Data excerpt -

START

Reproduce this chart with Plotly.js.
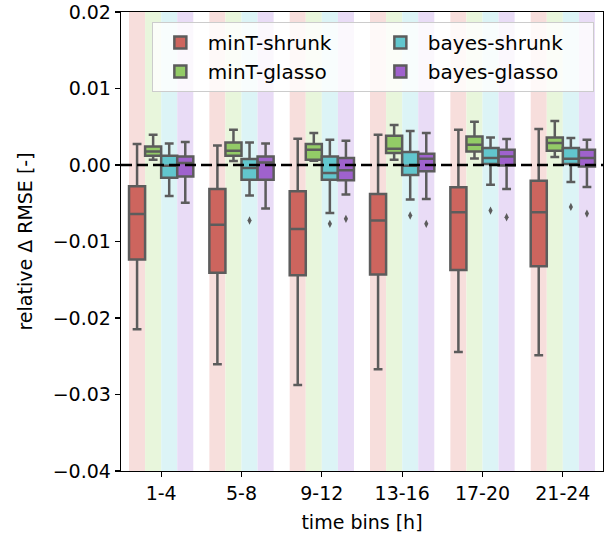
<!DOCTYPE html>
<html><head><meta charset="utf-8">
<script src="https://cdn.plot.ly/plotly-3.0.1.min.js"></script>
<style>html,body{margin:0;padding:0;background:#fff}#chart{width:611px;height:538px}</style>
</head><body><div id="chart"></div>
<script>
const timeBins = ['1-4', '5-8', '9-12', '13-16', '17-20', '21-24'];
const seriesNames = ['minT-shrunk', 'minT-glasso', 'bayes-shrunk', 'bayes-glasso'];

// minT-shrunk
const mintShrunkUpper = [0.00274, 0.00256, 0.00343, 0.00395, 0.0046, 0.00469];
const mintShrunkQ3 = [-0.00279, -0.00313, -0.00344, -0.00378, -0.00292, -0.00205];
const mintShrunkMedian = [-0.00639, -0.00782, -0.00835, -0.00726, -0.00618, -0.00618];
const mintShrunkQ1 = [-0.01235, -0.01408, -0.0144, -0.0143, -0.01374, -0.01322];
const mintShrunkLower = [-0.02147, -0.02603, -0.02877, -0.02669, -0.02443, -0.02486];
const mintShrunkOutliers = [null, null, null, null, null, null];

// minT-glasso
const mintGlassoUpper = [0.00395, 0.0046, 0.00417, 0.00522, 0.00565, 0.00574];
const mintGlassoQ3 = [0.00243, 0.00295, 0.00274, 0.00382, 0.00373, 0.0036];
const mintGlassoMedian = [0.00177, 0.00186, 0.002, 0.00213, 0.00265, 0.00287];
const mintGlassoQ1 = [0.00121, 0.00121, 0.00069, 0.00156, 0.00177, 0.00186];
const mintGlassoLower = [0.00069, 0.00052, 0.00056, 0.00069, 0.00086, 0.00104];
const mintGlassoOutliers = [null, null, null, null, null, null];

// bayes-shrunk
const bayesShrunkUpper = [0.00282, 0.00295, 0.0033, 0.00443, 0.0036, 0.00352];
const bayesShrunkQ3 = [0.00121, 0.00078, 0.00112, 0.00169, 0.00222, 0.00222];
const bayesShrunkMedian = [-0.0001, -0.00039, -0.00104, -0.0001, 0.00091, 0.00082];
const bayesShrunkQ1 = [-0.00166, -0.00192, -0.00192, -0.0013, 0.00013, 0.00013];
const bayesShrunkLower = [-0.00404, -0.004, -0.00626, -0.00452, -0.00257, -0.00222];
const bayesShrunkOutliers = [null, -0.00726, -0.00769, -0.00661, -0.00596, -0.00548];

// bayes-glasso
const bayesGlassoUpper = [0.003, 0.00282, 0.00317, 0.00417, 0.00339, 0.0033];
const bayesGlassoQ3 = [0.00112, 0.00112, 0.00091, 0.00147, 0.002, 0.002];
const bayesGlassoMedian = [0.00026, 0.00034, -0.0007, 0.00082, 0.00112, 0.00091];
const bayesGlassoQ1 = [-0.00149, -0.00192, -0.002, -0.00083, -0.00005, -0.00018];
const bayesGlassoLower = [-0.00492, -0.0057, -0.00387, -0.00443, -0.00313, -0.00287];
const bayesGlassoOutliers = [null, null, -0.00704, -0.00769, -0.00683, -0.00635];

const yTickVals = [-0.04, -0.03, -0.02, -0.01, 0, 0.01, 0.02];

const stats = [
  {u: mintShrunkUpper, q3: mintShrunkQ3, m: mintShrunkMedian, q1: mintShrunkQ1, l: mintShrunkLower, o: mintShrunkOutliers},
  {u: mintGlassoUpper, q3: mintGlassoQ3, m: mintGlassoMedian, q1: mintGlassoQ1, l: mintGlassoLower, o: mintGlassoOutliers},
  {u: bayesShrunkUpper, q3: bayesShrunkQ3, m: bayesShrunkMedian, q1: bayesShrunkQ1, l: bayesShrunkLower, o: bayesShrunkOutliers},
  {u: bayesGlassoUpper, q3: bayesGlassoQ3, m: bayesGlassoMedian, q1: bayesGlassoQ1, l: bayesGlassoLower, o: bayesGlassoOutliers}
];

const fillColors = ['#cd655e', '#93cb67', '#62c6cd', '#9f62cd'];
const bandColors = ['#f7dedc', '#e8f6dc', '#dcf4f6', '#e9dcf6'];
const edgeColor = '#5c5c5c';
const legendRanks = [1, 3, 2, 4];
const FONT = 'DejaVu Sans, sans-serif';

const boxTraces = seriesNames.map((name, k) => ({
  type: 'box',
  name: name,
  x: timeBins,
  q1: stats[k].q1,
  median: stats[k].m,
  q3: stats[k].q3,
  lowerfence: stats[k].l,
  upperfence: stats[k].u,
  boxpoints: false,
  offsetgroup: 'g' + k,
  alignmentgroup: 'main',
  fillcolor: fillColors[k],
  line: {color: edgeColor, width: 2.5},
  whiskerwidth: 0.55,
  legendrank: legendRanks[k],
  hoverinfo: 'skip'
}));

const outlierTraces = seriesNames.map((name, k) => ({
  type: 'scatter',
  mode: 'markers',
  name: name + ' outliers',
  x: timeBins,
  y: stats[k].o,
  offsetgroup: 'g' + k,
  alignmentgroup: 'main',
  marker: {symbol: 'diamond-tall', size: 6, color: edgeColor, line: {width: 0}},
  showlegend: false,
  hoverinfo: 'skip'
}));

const shapes = [];
timeBins.forEach((c, i) => {
  seriesNames.forEach((s, k) => {
    shapes.push({
      type: 'rect', layer: 'below', xref: 'x', yref: 'paper',
      x0: i - 0.4 + k * 0.2, x1: i - 0.4 + (k + 1) * 0.2, y0: 0, y1: 1,
      fillcolor: bandColors[k], line: {width: 0}
    });
  });
});
shapes.push({
  type: 'line', layer: 'above', xref: 'paper', yref: 'y',
  x0: 0, x1: 1, y0: 0, y1: 0,
  line: {color: '#000', width: 2.5, dash: '11px,5px'}
});

const axisCommon = {
  showline: true, mirror: true, linecolor: '#000', linewidth: 1.25,
  ticks: 'outside', ticklen: 5, tickwidth: 1.25, tickcolor: '#000',
  showgrid: false, zeroline: false,
  tickfont: {family: FONT, size: 19, color: '#000'}
};

const layout = {
  width: 611, height: 538,
  margin: {l: 121, r: 8, t: 12, b: 67},
  paper_bgcolor: '#fff', plot_bgcolor: '#fff',
  font: {family: FONT, color: '#000'},
  boxmode: 'group', boxgap: 0.2, boxgroupgap: 0,
  scattermode: 'group', scattergap: 0.2,
  showlegend: true,
  legend: {
    orientation: 'h', x: 0.064, y: 0.978, xanchor: 'left', yanchor: 'top',
    bgcolor: 'rgba(255,255,255,0.8)', bordercolor: '#cccccc', borderwidth: 1,
    font: {family: FONT, size: 20, color: '#000'},
    entrywidth: 160, itemwidth: 45, traceorder: 'normal'
  },
  xaxis: Object.assign({}, axisCommon, {
    type: 'category', categoryorder: 'array', categoryarray: timeBins,
    range: [-0.5, 5.5],
    title: {text: 'time bins [h]', font: {family: FONT, size: 19, color: '#000'}, standoff: 12}
  }),
  yaxis: Object.assign({}, axisCommon, {
    range: [-0.04, 0.02], tickvals: yTickVals, tickformat: '.2f',
    title: {text: 'relative Δ RMSE [-]', font: {family: FONT, size: 19, color: '#000'}, standoff: 15}
  }),
  shapes: shapes
};

Plotly.newPlot('chart', boxTraces.concat(outlierTraces), layout, {staticPlot: true, displayModeBar: false});
</script>
</body></html>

END

Problem description - Only the number is wanted: how many lines of the material above include the word "chart"?

Written response - 4